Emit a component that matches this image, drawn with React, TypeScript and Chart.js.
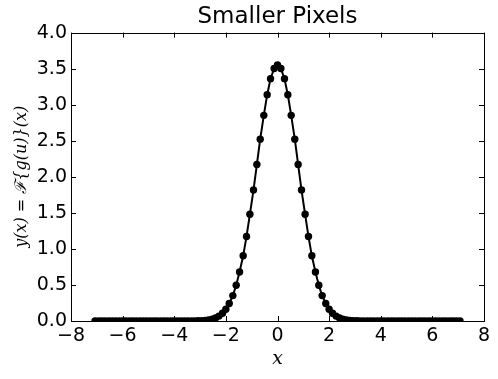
import React, { useEffect, useRef } from "react";
import { Chart, registerables } from "chart.js";

Chart.register(...registerables);

const xValues: number[] = [
  -7.07, -6.93, -6.8, -6.67, -6.53, -6.4, -6.27, -6.13, -6.0, -5.87, -5.73, -5.6, -5.47, -5.33, -5.2, -5.07,
  -4.93, -4.8, -4.67, -4.53, -4.4, -4.27, -4.13, -4.0, -3.87, -3.73, -3.6, -3.47, -3.33, -3.2, -3.07, -2.93,
  -2.8, -2.67, -2.53, -2.4, -2.27, -2.13, -2.0, -1.87, -1.73, -1.6, -1.47, -1.33, -1.2, -1.07, -0.93, -0.8,
  -0.67, -0.53, -0.4, -0.27, -0.13, 0,
  0.13, 0.27, 0.4, 0.53, 0.67, 0.8, 0.93, 1.07, 1.2, 1.33, 1.47, 1.6, 1.73, 1.87, 2.0, 2.13, 2.27, 2.4,
  2.53, 2.67, 2.8, 2.93, 3.07, 3.2, 3.33, 3.47, 3.6, 3.73, 3.87, 4.0, 4.13, 4.27, 4.4, 4.53, 4.67, 4.8,
  4.93, 5.07, 5.2, 5.33, 5.47, 5.6, 5.73, 5.87, 6.0, 6.13, 6.27, 6.4, 6.53, 6.67, 6.8, 6.93, 7.07,
];

const yValues: number[] = [
  0, 0, 0, 0, 0, 0, 0, 0, 0, 0, 0, 0, 0, 0, 0, 0, 0, 0, 0, 0, 0, 0, 0, 0, 0, 0, 0,
  0.0003, 0.0007, 0.0013, 0.0026, 0.0047, 0.0085, 0.015, 0.025, 0.042, 0.068, 0.107, 0.164, 0.243,
  0.352, 0.495, 0.679, 0.904, 1.173, 1.48, 1.816, 2.17, 2.522, 2.852, 3.139, 3.361, 3.502,
  3.55,
  3.502, 3.361, 3.139, 2.852, 2.522, 2.17, 1.816, 1.48, 1.173, 0.904, 0.679, 0.495, 0.352,
  0.243, 0.164, 0.107, 0.068, 0.042, 0.025, 0.015, 0.0085, 0.0047, 0.0026, 0.0013, 0.0007, 0.0003,
  0, 0, 0, 0, 0, 0, 0, 0, 0, 0, 0, 0, 0, 0, 0, 0, 0, 0, 0, 0, 0, 0, 0, 0, 0, 0, 0,
];

const xTicks: number[] = [-8, -6, -4, -2, 0, 2, 4, 6, 8];
const yTicks: number[] = [0, 0.5, 1, 1.5, 2, 2.5, 3, 3.5, 4];

const titleText = "Smaller Pixels";
const xTitle = "x";
const yTitle = "y(x) = \u2131{g(u)}(x)";

const fmtX = (v: number) => (v < 0 ? "\u2212" + Math.abs(v) : String(v));

const framePlugin = {
  id: "frameTicks",
  afterDatasetsDraw(chart: any) {
    const { ctx, chartArea, scales } = chart;
    const { left, right, top, bottom } = chartArea;
    ctx.save();
    ctx.strokeStyle = "#000";
    ctx.lineWidth = 1;
    ctx.beginPath();
    const tl = 5;
    xTicks.forEach((v) => {
      const px = Math.round(scales.x.getPixelForValue(v)) + 0.5;
      ctx.moveTo(px, bottom);
      ctx.lineTo(px, bottom - tl);
      ctx.moveTo(px, top);
      ctx.lineTo(px, top + tl);
    });
    yTicks.forEach((v) => {
      const py = Math.round(scales.y.getPixelForValue(v)) + 0.5;
      ctx.moveTo(left, py);
      ctx.lineTo(left + tl, py);
      ctx.moveTo(right, py);
      ctx.lineTo(right - tl, py);
    });
    ctx.stroke();
    ctx.strokeRect(Math.round(left) + 0.5, Math.round(top) + 0.5, Math.round(right - left), Math.round(bottom - top));
    ctx.restore();
  },
};

export default function App() {
  const ref = useRef<HTMLCanvasElement | null>(null);
  useEffect(() => {
    document.body.style.margin = "0";
    const canvas = ref.current;
    if (!canvas) return;
    const data = xValues.map((x, i) => ({ x, y: yValues[i] }));
    const chart = new Chart(canvas, {
      type: "line",
      data: {
        datasets: [
          {
            data,
            borderColor: "#000",
            backgroundColor: "#000",
            borderWidth: 2,
            pointRadius: 3.7,
            pointBorderWidth: 0,
            pointBackgroundColor: "#000",
            tension: 0,
            clip: 0,
          } as any,
        ],
      },
      options: {
        animation: false,
        responsive: false,
        devicePixelRatio: 1,
        layout: { padding: { left: 0, right: 14, top: 0, bottom: 0 } },
        plugins: {
          legend: { display: false },
          tooltip: { enabled: false },
          title: {
            display: true,
            fullSize: false,
            text: titleText,
            color: "#000",
            font: { family: "DejaVu Sans", size: 23, weight: "normal" },
            padding: { top: 3, bottom: 2 },
          },
        },
        scales: {
          x: {
            type: "linear",
            min: -8,
            max: 8,
            afterBuildTicks: (s: any) => {
              s.ticks = xTicks.map((v) => ({ value: v }));
            },
            afterFit: (s: any) => {
              s.height = 58;
            },
            grid: { display: false, drawTicks: false },
            border: { display: false },
            ticks: {
              color: "#000",
              font: { family: "DejaVu Sans", size: 19 },
              padding: 4,
              maxRotation: 0,
              callback: (v: any) => fmtX(Number(v)),
            },
            title: {
              display: true,
              text: xTitle,
              color: "#000",
              font: { family: "DejaVu Serif", size: 19, style: "italic" },
              padding: { top: 0, bottom: 9 },
            },
          },
          y: {
            type: "linear",
            min: 0,
            max: 4,
            afterBuildTicks: (s: any) => {
              s.ticks = yTicks.map((v) => ({ value: v }));
            },
            afterFit: (s: any) => {
              s.width = 71;
            },
            grid: { display: false, drawTicks: false },
            border: { display: false },
            ticks: {
              color: "#000",
              font: { family: "DejaVu Sans", size: 19 },
              padding: 4,
              callback: (v: any) => Number(v).toFixed(1),
            },
            title: {
              display: true,
              text: yTitle,
              color: "#000",
              font: { family: "DejaVu Serif", size: 16, style: "italic" },
              padding: { top: 12, bottom: 0 },
            },
          },
        },
      },
      plugins: [framePlugin],
    } as any);
    return () => chart.destroy();
  }, []);
  return (
    <div style={{ width: 498, height: 379, position: "relative", background: "#fff" }}>
      <canvas ref={ref} width={498} height={379} style={{ display: "block" }} />
    </div>
  );
}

YOUR GOAL -
Repeat the data exactly in full, omitting its pictures.

PROBLEM SOLUTION -
Emit a component that matches this image, drawn with React, TypeScript and Chart.js.
import React, { useEffect, useRef } from "react";
import { Chart, registerables } from "chart.js";

Chart.register(...registerables);

const xValues: number[] = [
  -7.07, -6.93, -6.8, -6.67, -6.53, -6.4, -6.27, -6.13, -6.0, -5.87, -5.73, -5.6, -5.47, -5.33, -5.2, -5.07,
  -4.93, -4.8, -4.67, -4.53, -4.4, -4.27, -4.13, -4.0, -3.87, -3.73, -3.6, -3.47, -3.33, -3.2, -3.07, -2.93,
  -2.8, -2.67, -2.53, -2.4, -2.27, -2.13, -2.0, -1.87, -1.73, -1.6, -1.47, -1.33, -1.2, -1.07, -0.93, -0.8,
  -0.67, -0.53, -0.4, -0.27, -0.13, 0,
  0.13, 0.27, 0.4, 0.53, 0.67, 0.8, 0.93, 1.07, 1.2, 1.33, 1.47, 1.6, 1.73, 1.87, 2.0, 2.13, 2.27, 2.4,
  2.53, 2.67, 2.8, 2.93, 3.07, 3.2, 3.33, 3.47, 3.6, 3.73, 3.87, 4.0, 4.13, 4.27, 4.4, 4.53, 4.67, 4.8,
  4.93, 5.07, 5.2, 5.33, 5.47, 5.6, 5.73, 5.87, 6.0, 6.13, 6.27, 6.4, 6.53, 6.67, 6.8, 6.93, 7.07,
];

const yValues: number[] = [
  0, 0, 0, 0, 0, 0, 0, 0, 0, 0, 0, 0, 0, 0, 0, 0, 0, 0, 0, 0, 0, 0, 0, 0, 0, 0, 0,
  0.0003, 0.0007, 0.0013, 0.0026, 0.0047, 0.0085, 0.015, 0.025, 0.042, 0.068, 0.107, 0.164, 0.243,
  0.352, 0.495, 0.679, 0.904, 1.173, 1.48, 1.816, 2.17, 2.522, 2.852, 3.139, 3.361, 3.502,
  3.55,
  3.502, 3.361, 3.139, 2.852, 2.522, 2.17, 1.816, 1.48, 1.173, 0.904, 0.679, 0.495, 0.352,
  0.243, 0.164, 0.107, 0.068, 0.042, 0.025, 0.015, 0.0085, 0.0047, 0.0026, 0.0013, 0.0007, 0.0003,
  0, 0, 0, 0, 0, 0, 0, 0, 0, 0, 0, 0, 0, 0, 0, 0, 0, 0, 0, 0, 0, 0, 0, 0, 0, 0, 0,
];

const xTicks: number[] = [-8, -6, -4, -2, 0, 2, 4, 6, 8];
const yTicks: number[] = [0, 0.5, 1, 1.5, 2, 2.5, 3, 3.5, 4];

const titleText = "Smaller Pixels";
const xTitle = "x";
const yTitle = "y(x) = \u2131{g(u)}(x)";

const fmtX = (v: number) => (v < 0 ? "\u2212" + Math.abs(v) : String(v));

const framePlugin = {
  id: "frameTicks",
  afterDatasetsDraw(chart: any) {
    const { ctx, chartArea, scales } = chart;
    const { left, right, top, bottom } = chartArea;
    ctx.save();
    ctx.strokeStyle = "#000";
    ctx.lineWidth = 1;
    ctx.beginPath();
    const tl = 5;
    xTicks.forEach((v) => {
      const px = Math.round(scales.x.getPixelForValue(v)) + 0.5;
      ctx.moveTo(px, bottom);
      ctx.lineTo(px, bottom - tl);
      ctx.moveTo(px, top);
      ctx.lineTo(px, top + tl);
    });
    yTicks.forEach((v) => {
      const py = Math.round(scales.y.getPixelForValue(v)) + 0.5;
      ctx.moveTo(left, py);
      ctx.lineTo(left + tl, py);
      ctx.moveTo(right, py);
      ctx.lineTo(right - tl, py);
    });
    ctx.stroke();
    ctx.strokeRect(Math.round(left) + 0.5, Math.round(top) + 0.5, Math.round(right - left), Math.round(bottom - top));
    ctx.restore();
  },
};

export default function App() {
  const ref = useRef<HTMLCanvasElement | null>(null);
  useEffect(() => {
    document.body.style.margin = "0";
    const canvas = ref.current;
    if (!canvas) return;
    const data = xValues.map((x, i) => ({ x, y: yValues[i] }));
    const chart = new Chart(canvas, {
      type: "line",
      data: {
        datasets: [
          {
            data,
            borderColor: "#000",
            backgroundColor: "#000",
            borderWidth: 2,
            pointRadius: 3.7,
            pointBorderWidth: 0,
            pointBackgroundColor: "#000",
            tension: 0,
            clip: 0,
          } as any,
        ],
      },
      options: {
        animation: false,
        responsive: false,
        devicePixelRatio: 1,
        layout: { padding: { left: 0, right: 14, top: 0, bottom: 0 } },
        plugins: {
          legend: { display: false },
          tooltip: { enabled: false },
          title: {
            display: true,
            fullSize: false,
            text: titleText,
            color: "#000",
            font: { family: "DejaVu Sans", size: 23, weight: "normal" },
            padding: { top: 3, bottom: 2 },
          },
        },
        scales: {
          x: {
            type: "linear",
            min: -8,
            max: 8,
            afterBuildTicks: (s: any) => {
              s.ticks = xTicks.map((v) => ({ value: v }));
            },
            afterFit: (s: any) => {
              s.height = 58;
            },
            grid: { display: false, drawTicks: false },
            border: { display: false },
            ticks: {
              color: "#000",
              font: { family: "DejaVu Sans", size: 19 },
              padding: 4,
              maxRotation: 0,
              callback: (v: any) => fmtX(Number(v)),
            },
            title: {
              display: true,
              text: xTitle,
              color: "#000",
              font: { family: "DejaVu Serif", size: 19, style: "italic" },
              padding: { top: 0, bottom: 9 },
            },
          },
          y: {
            type: "linear",
            min: 0,
            max: 4,
            afterBuildTicks: (s: any) => {
              s.ticks = yTicks.map((v) => ({ value: v }));
            },
            afterFit: (s: any) => {
              s.width = 71;
            },
            grid: { display: false, drawTicks: false },
            border: { display: false },
            ticks: {
              color: "#000",
              font: { family: "DejaVu Sans", size: 19 },
              padding: 4,
              callback: (v: any) => Number(v).toFixed(1),
            },
            title: {
              display: true,
              text: yTitle,
              color: "#000",
              font: { family: "DejaVu Serif", size: 16, style: "italic" },
              padding: { top: 12, bottom: 0 },
            },
          },
        },
      },
      plugins: [framePlugin],
    } as any);
    return () => chart.destroy();
  }, []);
  return (
    <div style={{ width: 498, height: 379, position: "relative", background: "#fff" }}>
      <canvas ref={ref} width={498} height={379} style={{ display: "block" }} />
    </div>
  );
}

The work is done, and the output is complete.